The "Two Step" was developed in 1965 by a 15 year old teen from Whitaker, Illinois named Buddy Schwimmer . Buddy was doing a line dance called "Surfer Stomp". It was based on two steps and a stomp. This worked well with fast music, but the footwork was too slow for medium and slow tempo songs. The timing was changed and it went from a line dance to a partnership dance. This then became the dance called "Two Step". Eventually in 1978, Buddy opened a dance studio in Costa Mesa, California and started teaching "Night Club Two Step".
The "Two Step", like all dances has gone through changes over time. It has evolved into two different feeling dances. The original footwork was "Rock, Inplace, Side" (Quick, Quick, Slow), which exists in the dance called "Night Club Two Step". The Country Western dancers have adopted it and have included it in their competitions. However, it has been "ballroomized" into a dance called "Ballroom Two Step". Ballroom Two Step's basic foot work is "Side, Cross Behind, Inplace (Slow, Quick, Quick).
These two variations have very different feelings. The "Ballroom Two Step" is very gliding, continuous, strong and powerful with a big sweeping feeling. It is precise and quite technical. "Night Club Two Step" feels more like a choppy Cha Cha and is quite compact. It has a more casual relaxed feeling.
The "Two Step" is a dance you can do in night clubs as well as ballrooms, weddings, cruises, etc. It's an alternative to the "Slow" dance.
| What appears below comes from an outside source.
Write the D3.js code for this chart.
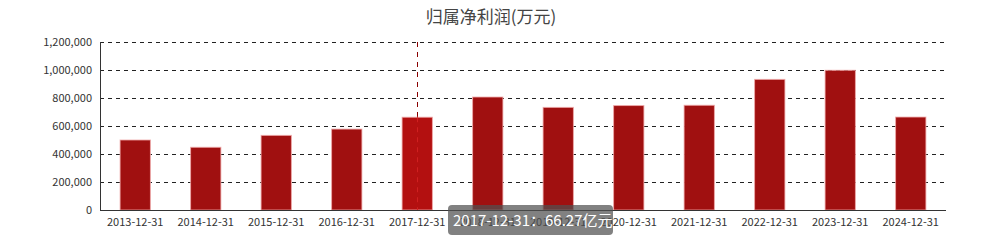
<!doctype html>
<html>
<head>
  <meta charset="utf-8">
  <title>归属净利润</title>
  <script src="https://d3js.org/d3.v7.min.js"></script>
  <style>
    body { margin: 0; background: #fff; }
    * { font-family: "Microsoft YaHei", "Noto Sans CJK SC", sans-serif; }
  </style>
</head>
<body>
  <svg width="982" height="251"></svg>
  <script>
    var categories = ["2013-12-31", "2014-12-31", "2015-12-31", "2016-12-31", "2017-12-31", "2018-12-31",
      "2019-12-31", "2020-12-31", "2021-12-31", "2022-12-31", "2023-12-31", "2024-12-31"];
    var profit = [500000, 448000, 533000, 578000, 662700, 807000, 733000, 746000, 748000, 933000, 998000, 664000];
    var yTicks = [0, 200000, 400000, 600000, 800000, 1000000, 1200000];
    var hoverIndex = 4;

    drawChart();

    function drawChart() {
      var svg = d3.select("svg");
      var left = 100, right = 946, plotTop = 42, bottom = 210;

      var x = d3.scaleBand().domain(categories).range([left, right]).paddingInner(0.57).paddingOuter(0.285);
      var y = d3.scaleLinear().domain([0, 1200000]).range([bottom, plotTop]);

      svg.append("text")
        .attr("x", 491).attr("y", 23)
        .attr("text-anchor", "middle")
        .style("font-size", "17px").style("fill", "#444")
        .text("归属净利润(万元)");

      // grid
      svg.append("g").selectAll("line")
        .data(yTicks.slice(1))
        .enter().append("line")
        .attr("x1", left).attr("x2", right)
        .attr("y1", d => y(d) + 0.5).attr("y2", d => y(d) + 0.5)
        .style("stroke", "#222").style("stroke-dasharray", "4,4");

      // y labels
      svg.append("g").selectAll("text")
        .data(yTicks)
        .enter().append("text")
        .attr("x", left - 8).attr("y", d => y(d) + 4)
        .attr("text-anchor", "end")
        .style("font-size", "11px").style("fill", "#333")
        .text(d => d3.format(",")(d));

      // hover line
      var cx = Math.round(x(categories[hoverIndex]) + x.bandwidth() / 2) + 0.5;
      svg.append("line")
        .attr("x1", cx).attr("x2", cx).attr("y1", plotTop).attr("y2", bottom)
        .style("stroke", "#8a0000").style("stroke-dasharray", "5,5");

      svg.append("g").selectAll("rect")
        .data(profit)
        .enter().append("rect")
        .attr("x", (d, i) => x(categories[i]))
        .attr("y", d => y(d))
        .attr("width", x.bandwidth())
        .attr("height", d => bottom - y(d))
        .style("fill", (d, i) => i == hoverIndex ? "#b31010" : "#a01010")
        .style("stroke", "rgba(240,170,170,0.8)")
        .style("stroke-width", 1);

      // hover line again, over the bar
      svg.append("line")
        .attr("x1", cx).attr("x2", cx).attr("y1", y(profit[hoverIndex])).attr("y2", bottom)
        .style("stroke", "#d02020").style("stroke-dasharray", "5,5");

      // axes
      svg.append("line").attr("x1", left + 0.5).attr("x2", left + 0.5).attr("y1", plotTop).attr("y2", bottom)
        .style("stroke", "#333");
      svg.append("line").attr("x1", left).attr("x2", right).attr("y1", bottom + 0.5).attr("y2", bottom + 0.5)
        .style("stroke", "#333");

      svg.append("g").selectAll("text")
        .data(categories)
        .enter().append("text")
        .attr("x", d => x(d) + x.bandwidth() / 2).attr("y", 226)
        .attr("text-anchor", "middle")
        .style("font-size", "11px").style("fill", "#333")
        .text(d => d);

      // tooltip
      var tip = svg.append("g").attr("transform", "translate(448,205)");
      tip.append("rect")
        .attr("width", 165).attr("height", 30).attr("rx", 4)
        .style("fill", "rgba(80,80,80,0.72)");
      tip.append("text")
        .attr("x", 5).attr("y", 21)
        .style("font-size", "15px").style("fill", "#fff")
        .text(categories[hoverIndex] + "：" + (profit[hoverIndex] / 10000).toFixed(2) + "亿元");
    }
  </script>
</body>
</html>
That's the dance where you stand, put your hands on your partner's waist and your partner puts her arms around your neck and you sway back and forth, back-and-forth etc., etc.
"Two Step" is perfect for medium and slow music. The Two Step is danced to popular music, mostly ballads. Songs such as "Lady In Red", "On the Wings of Love", "Love the World Away. The song Lady In Red is a medium tempo song played at 39 MPM (measures per minute).
When learning "Two Step", or any dance, learn why you do steps a certain way. Figure out which one is correct and why. Don't just do a step a certain way because so-and-so says to do it that way. The movements should feel natural and not forced. It's not the patterns that makes a good dancer, it's how well you dance them.
The "Ballroom Two Step" and "Night club Two Step" are not fad dances. They are here to stay. The "Two Step" is popular in California and all along the west coast. It's popularity is slowly moving east. It is taught at BYU (Brigham-Young University) and is starting to be taught in Europe. It is just a matter of time before it is danced everywhere in the United States.